*STATED EXERCISE*: From the listing below, return each line that includes "code".

*RECORDS FOR PROCESSING*:
= = = = =

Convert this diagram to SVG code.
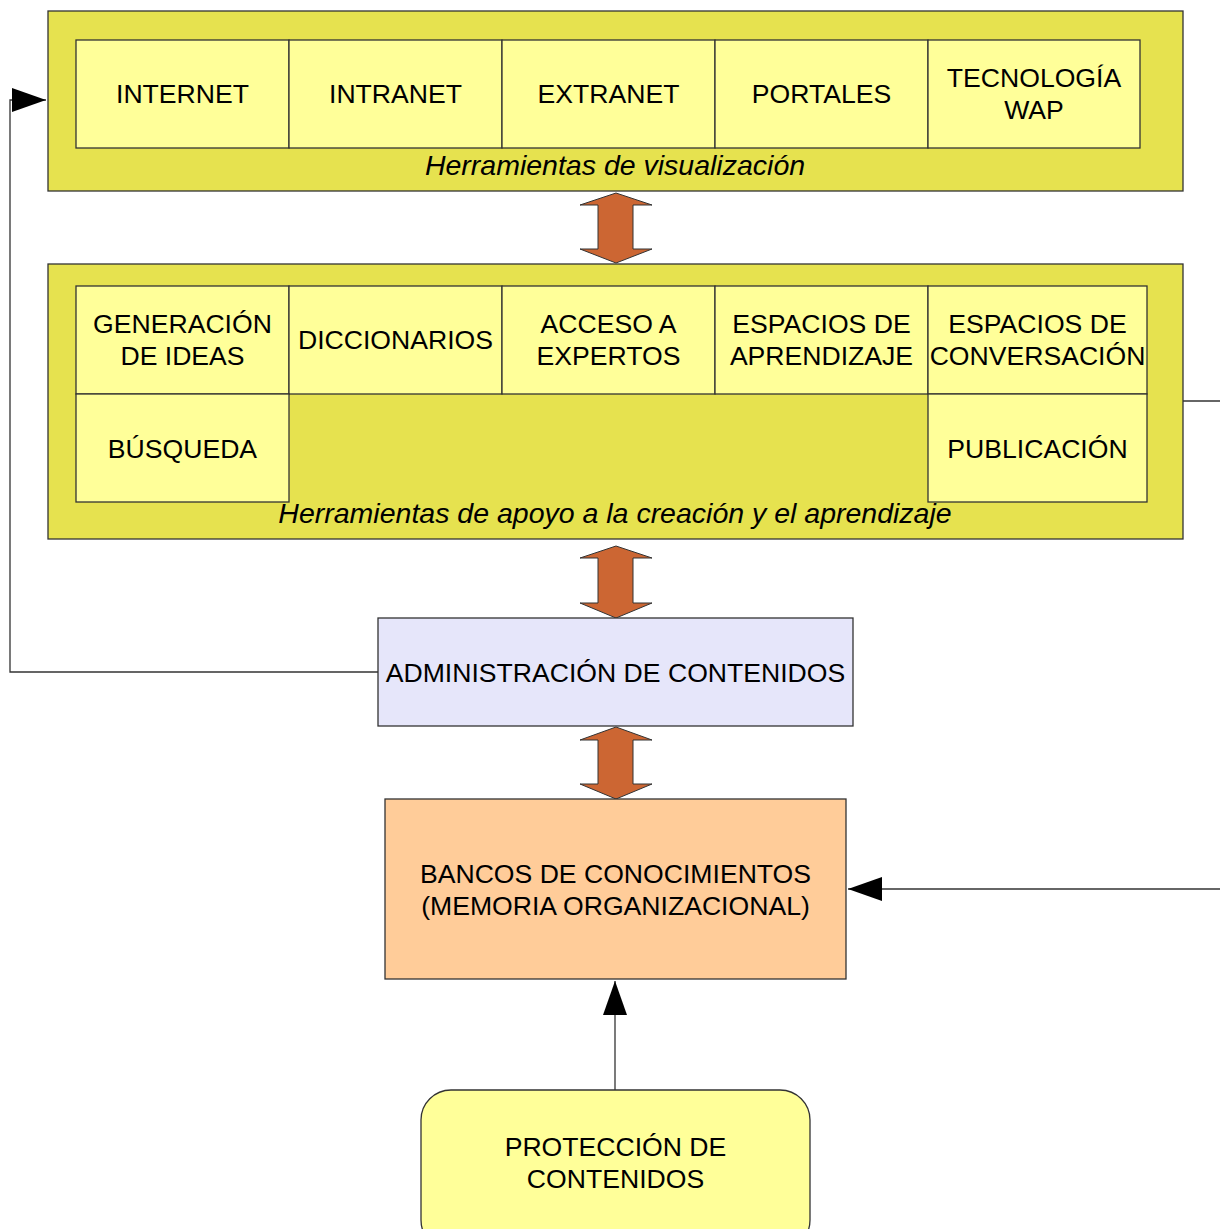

= = = = =

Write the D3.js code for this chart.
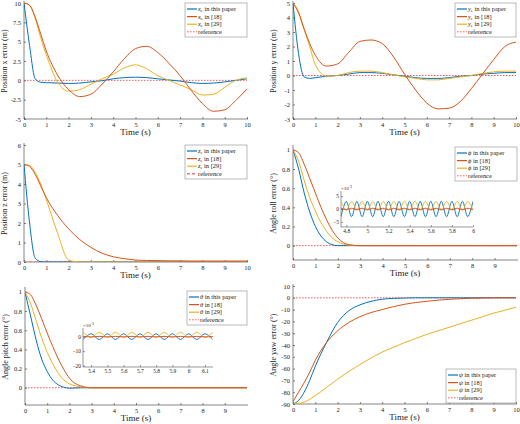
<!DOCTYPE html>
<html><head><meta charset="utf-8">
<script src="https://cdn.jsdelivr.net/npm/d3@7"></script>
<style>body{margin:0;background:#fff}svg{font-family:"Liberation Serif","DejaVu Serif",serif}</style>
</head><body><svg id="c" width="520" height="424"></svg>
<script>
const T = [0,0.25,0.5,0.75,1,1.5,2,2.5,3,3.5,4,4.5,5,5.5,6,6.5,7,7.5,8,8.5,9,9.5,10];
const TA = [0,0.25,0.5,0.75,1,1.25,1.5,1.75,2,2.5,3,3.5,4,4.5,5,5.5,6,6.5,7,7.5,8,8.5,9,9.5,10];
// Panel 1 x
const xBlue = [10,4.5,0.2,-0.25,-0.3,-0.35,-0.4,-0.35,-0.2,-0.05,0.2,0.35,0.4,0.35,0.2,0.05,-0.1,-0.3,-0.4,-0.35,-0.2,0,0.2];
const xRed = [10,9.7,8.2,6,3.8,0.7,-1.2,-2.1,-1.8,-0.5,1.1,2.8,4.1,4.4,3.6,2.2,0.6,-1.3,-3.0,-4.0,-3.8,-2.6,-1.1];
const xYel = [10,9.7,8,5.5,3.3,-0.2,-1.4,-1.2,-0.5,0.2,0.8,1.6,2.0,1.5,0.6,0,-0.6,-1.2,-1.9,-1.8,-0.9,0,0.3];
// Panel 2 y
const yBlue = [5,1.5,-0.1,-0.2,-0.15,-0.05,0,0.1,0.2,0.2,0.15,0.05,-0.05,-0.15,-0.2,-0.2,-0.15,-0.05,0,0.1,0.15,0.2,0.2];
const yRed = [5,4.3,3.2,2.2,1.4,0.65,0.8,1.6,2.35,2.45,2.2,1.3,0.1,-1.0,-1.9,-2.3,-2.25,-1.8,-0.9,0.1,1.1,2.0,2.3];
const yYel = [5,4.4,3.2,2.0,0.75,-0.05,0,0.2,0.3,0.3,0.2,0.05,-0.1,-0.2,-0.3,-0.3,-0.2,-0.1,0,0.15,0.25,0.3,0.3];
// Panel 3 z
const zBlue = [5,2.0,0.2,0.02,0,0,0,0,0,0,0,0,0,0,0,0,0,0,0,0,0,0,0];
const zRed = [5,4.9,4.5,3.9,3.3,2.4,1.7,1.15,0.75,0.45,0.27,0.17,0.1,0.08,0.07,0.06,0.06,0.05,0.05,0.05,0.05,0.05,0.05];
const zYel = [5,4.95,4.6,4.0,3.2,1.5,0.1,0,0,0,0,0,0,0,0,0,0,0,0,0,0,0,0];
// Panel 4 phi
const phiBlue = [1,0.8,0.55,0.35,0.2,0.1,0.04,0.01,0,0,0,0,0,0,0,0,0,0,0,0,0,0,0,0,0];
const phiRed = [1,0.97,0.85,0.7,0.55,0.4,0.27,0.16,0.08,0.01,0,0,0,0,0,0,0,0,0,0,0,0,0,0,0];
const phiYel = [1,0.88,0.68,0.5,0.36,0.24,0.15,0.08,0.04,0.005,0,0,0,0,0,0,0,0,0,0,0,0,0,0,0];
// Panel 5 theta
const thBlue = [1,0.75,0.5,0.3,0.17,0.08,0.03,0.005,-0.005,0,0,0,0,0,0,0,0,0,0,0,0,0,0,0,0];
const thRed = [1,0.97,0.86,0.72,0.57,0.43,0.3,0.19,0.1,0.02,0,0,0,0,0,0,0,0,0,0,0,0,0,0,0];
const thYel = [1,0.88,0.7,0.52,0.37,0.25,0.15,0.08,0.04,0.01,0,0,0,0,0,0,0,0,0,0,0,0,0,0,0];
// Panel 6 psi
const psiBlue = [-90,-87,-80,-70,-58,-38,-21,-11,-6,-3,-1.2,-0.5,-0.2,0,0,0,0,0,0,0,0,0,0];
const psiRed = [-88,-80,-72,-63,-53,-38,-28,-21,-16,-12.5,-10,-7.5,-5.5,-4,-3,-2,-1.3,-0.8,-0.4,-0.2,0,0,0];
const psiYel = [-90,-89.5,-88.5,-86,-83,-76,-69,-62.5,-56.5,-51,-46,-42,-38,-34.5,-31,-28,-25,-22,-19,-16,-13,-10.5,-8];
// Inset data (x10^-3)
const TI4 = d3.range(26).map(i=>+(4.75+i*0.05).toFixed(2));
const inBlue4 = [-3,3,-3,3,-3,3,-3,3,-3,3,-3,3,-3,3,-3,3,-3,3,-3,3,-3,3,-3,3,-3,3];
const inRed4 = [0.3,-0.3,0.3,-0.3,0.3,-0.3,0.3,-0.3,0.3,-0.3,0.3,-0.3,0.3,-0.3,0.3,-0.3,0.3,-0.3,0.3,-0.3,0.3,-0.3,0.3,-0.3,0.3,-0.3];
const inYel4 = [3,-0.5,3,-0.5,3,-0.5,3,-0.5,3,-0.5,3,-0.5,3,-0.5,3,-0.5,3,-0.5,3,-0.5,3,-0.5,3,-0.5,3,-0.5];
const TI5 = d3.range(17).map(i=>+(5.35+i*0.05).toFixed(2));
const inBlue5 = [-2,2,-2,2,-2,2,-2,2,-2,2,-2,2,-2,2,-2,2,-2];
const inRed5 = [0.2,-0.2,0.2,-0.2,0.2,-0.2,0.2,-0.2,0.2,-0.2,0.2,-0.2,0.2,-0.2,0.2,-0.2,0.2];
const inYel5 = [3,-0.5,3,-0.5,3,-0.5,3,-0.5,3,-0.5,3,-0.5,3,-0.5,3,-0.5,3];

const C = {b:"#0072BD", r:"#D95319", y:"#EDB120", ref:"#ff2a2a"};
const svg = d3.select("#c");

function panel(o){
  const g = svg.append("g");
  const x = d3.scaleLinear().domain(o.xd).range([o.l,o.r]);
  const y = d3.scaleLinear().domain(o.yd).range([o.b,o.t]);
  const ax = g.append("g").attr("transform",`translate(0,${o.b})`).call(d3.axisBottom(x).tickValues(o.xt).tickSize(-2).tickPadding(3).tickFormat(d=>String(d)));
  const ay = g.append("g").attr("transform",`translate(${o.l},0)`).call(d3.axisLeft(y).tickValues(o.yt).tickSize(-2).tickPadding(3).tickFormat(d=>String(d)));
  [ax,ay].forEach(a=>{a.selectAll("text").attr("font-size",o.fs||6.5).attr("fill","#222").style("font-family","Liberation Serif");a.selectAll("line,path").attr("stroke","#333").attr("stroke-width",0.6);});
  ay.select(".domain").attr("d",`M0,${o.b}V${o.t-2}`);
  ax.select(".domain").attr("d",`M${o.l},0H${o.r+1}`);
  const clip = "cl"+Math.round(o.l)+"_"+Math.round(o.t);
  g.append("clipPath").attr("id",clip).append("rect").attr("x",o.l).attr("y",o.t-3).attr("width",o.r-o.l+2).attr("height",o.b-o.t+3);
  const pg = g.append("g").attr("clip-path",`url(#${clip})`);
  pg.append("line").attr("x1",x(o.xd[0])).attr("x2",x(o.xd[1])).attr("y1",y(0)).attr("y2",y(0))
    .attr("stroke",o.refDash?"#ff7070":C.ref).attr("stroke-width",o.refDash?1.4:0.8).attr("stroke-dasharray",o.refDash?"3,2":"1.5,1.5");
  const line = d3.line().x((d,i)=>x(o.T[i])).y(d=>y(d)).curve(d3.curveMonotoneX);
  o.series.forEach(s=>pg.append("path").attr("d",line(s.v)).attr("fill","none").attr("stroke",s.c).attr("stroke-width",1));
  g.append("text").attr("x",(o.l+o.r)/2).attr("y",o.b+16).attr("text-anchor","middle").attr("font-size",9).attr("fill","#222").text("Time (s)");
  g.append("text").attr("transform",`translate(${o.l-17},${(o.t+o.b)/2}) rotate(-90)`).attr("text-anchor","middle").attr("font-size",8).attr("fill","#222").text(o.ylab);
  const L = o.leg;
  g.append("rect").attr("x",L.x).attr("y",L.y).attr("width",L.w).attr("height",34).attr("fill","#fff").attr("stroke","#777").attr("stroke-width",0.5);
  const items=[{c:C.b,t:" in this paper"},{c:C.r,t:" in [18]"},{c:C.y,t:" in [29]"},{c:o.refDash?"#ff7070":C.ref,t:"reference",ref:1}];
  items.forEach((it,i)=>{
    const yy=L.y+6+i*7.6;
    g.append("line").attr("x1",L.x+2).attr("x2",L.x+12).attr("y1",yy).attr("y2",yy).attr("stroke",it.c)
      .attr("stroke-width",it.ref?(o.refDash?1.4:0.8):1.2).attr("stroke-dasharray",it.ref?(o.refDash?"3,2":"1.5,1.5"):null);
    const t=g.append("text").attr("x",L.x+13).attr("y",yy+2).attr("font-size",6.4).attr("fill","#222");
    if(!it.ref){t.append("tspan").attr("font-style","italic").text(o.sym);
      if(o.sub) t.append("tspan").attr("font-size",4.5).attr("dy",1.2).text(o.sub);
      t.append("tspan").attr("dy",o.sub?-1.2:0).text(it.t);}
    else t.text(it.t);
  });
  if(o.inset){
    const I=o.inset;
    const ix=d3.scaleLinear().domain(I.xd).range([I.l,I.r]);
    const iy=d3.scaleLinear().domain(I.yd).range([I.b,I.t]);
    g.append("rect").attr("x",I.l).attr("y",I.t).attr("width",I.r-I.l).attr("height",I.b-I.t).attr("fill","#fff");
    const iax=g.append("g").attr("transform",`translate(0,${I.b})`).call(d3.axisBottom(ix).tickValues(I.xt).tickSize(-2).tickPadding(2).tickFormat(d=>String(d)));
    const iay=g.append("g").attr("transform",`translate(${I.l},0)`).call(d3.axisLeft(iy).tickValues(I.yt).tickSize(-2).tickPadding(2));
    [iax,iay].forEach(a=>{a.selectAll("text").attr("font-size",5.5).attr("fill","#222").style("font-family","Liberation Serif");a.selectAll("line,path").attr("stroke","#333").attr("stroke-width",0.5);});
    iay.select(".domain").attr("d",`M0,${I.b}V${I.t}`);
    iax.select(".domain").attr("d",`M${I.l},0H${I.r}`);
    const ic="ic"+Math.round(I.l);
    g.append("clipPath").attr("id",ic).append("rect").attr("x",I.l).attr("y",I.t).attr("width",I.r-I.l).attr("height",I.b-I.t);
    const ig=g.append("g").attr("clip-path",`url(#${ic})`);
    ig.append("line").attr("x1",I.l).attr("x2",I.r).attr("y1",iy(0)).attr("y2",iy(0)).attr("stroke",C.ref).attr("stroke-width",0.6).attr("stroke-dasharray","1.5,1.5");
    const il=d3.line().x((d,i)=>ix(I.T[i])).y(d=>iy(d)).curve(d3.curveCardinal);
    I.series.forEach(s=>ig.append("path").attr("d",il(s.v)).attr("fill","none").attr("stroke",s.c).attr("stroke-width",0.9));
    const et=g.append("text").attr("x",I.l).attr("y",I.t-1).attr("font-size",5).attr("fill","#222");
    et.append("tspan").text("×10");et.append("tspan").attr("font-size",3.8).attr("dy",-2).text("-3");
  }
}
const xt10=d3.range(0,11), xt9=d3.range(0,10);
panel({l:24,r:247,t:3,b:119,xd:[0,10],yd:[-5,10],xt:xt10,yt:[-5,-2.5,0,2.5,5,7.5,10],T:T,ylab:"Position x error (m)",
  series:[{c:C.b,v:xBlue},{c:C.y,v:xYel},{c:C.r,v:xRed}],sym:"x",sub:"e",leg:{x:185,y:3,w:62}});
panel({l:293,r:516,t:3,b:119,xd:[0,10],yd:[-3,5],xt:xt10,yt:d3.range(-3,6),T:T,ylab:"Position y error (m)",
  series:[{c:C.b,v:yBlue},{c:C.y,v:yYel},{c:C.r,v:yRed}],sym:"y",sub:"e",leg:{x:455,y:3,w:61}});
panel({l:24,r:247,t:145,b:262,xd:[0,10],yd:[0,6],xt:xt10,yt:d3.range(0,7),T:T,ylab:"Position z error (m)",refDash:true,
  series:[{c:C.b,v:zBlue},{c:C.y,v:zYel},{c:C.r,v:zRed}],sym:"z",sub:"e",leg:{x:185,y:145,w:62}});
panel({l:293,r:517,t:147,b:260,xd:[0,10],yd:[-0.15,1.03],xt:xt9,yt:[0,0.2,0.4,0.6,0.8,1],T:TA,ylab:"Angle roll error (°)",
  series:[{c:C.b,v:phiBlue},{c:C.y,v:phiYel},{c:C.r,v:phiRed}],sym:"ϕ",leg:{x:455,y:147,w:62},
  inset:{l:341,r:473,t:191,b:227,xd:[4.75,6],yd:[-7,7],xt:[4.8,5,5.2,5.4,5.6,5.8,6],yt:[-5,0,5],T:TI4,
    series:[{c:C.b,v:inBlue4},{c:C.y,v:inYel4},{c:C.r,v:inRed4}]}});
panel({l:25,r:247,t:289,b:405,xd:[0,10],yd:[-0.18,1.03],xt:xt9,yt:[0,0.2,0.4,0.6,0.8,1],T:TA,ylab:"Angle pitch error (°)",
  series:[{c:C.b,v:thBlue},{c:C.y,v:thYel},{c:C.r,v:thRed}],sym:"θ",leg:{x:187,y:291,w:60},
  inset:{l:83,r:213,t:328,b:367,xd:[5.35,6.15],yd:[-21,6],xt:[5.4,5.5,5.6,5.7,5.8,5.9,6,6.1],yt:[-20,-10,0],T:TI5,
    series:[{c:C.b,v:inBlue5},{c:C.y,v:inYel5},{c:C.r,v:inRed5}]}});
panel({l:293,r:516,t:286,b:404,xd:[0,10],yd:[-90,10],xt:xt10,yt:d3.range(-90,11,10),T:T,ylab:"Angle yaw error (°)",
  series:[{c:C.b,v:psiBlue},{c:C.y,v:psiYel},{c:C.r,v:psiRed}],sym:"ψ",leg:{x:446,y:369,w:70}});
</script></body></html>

= = = = =

*CORRECT OUTPUT*:
Convert this diagram to SVG code.
Write the D3.js code for this chart.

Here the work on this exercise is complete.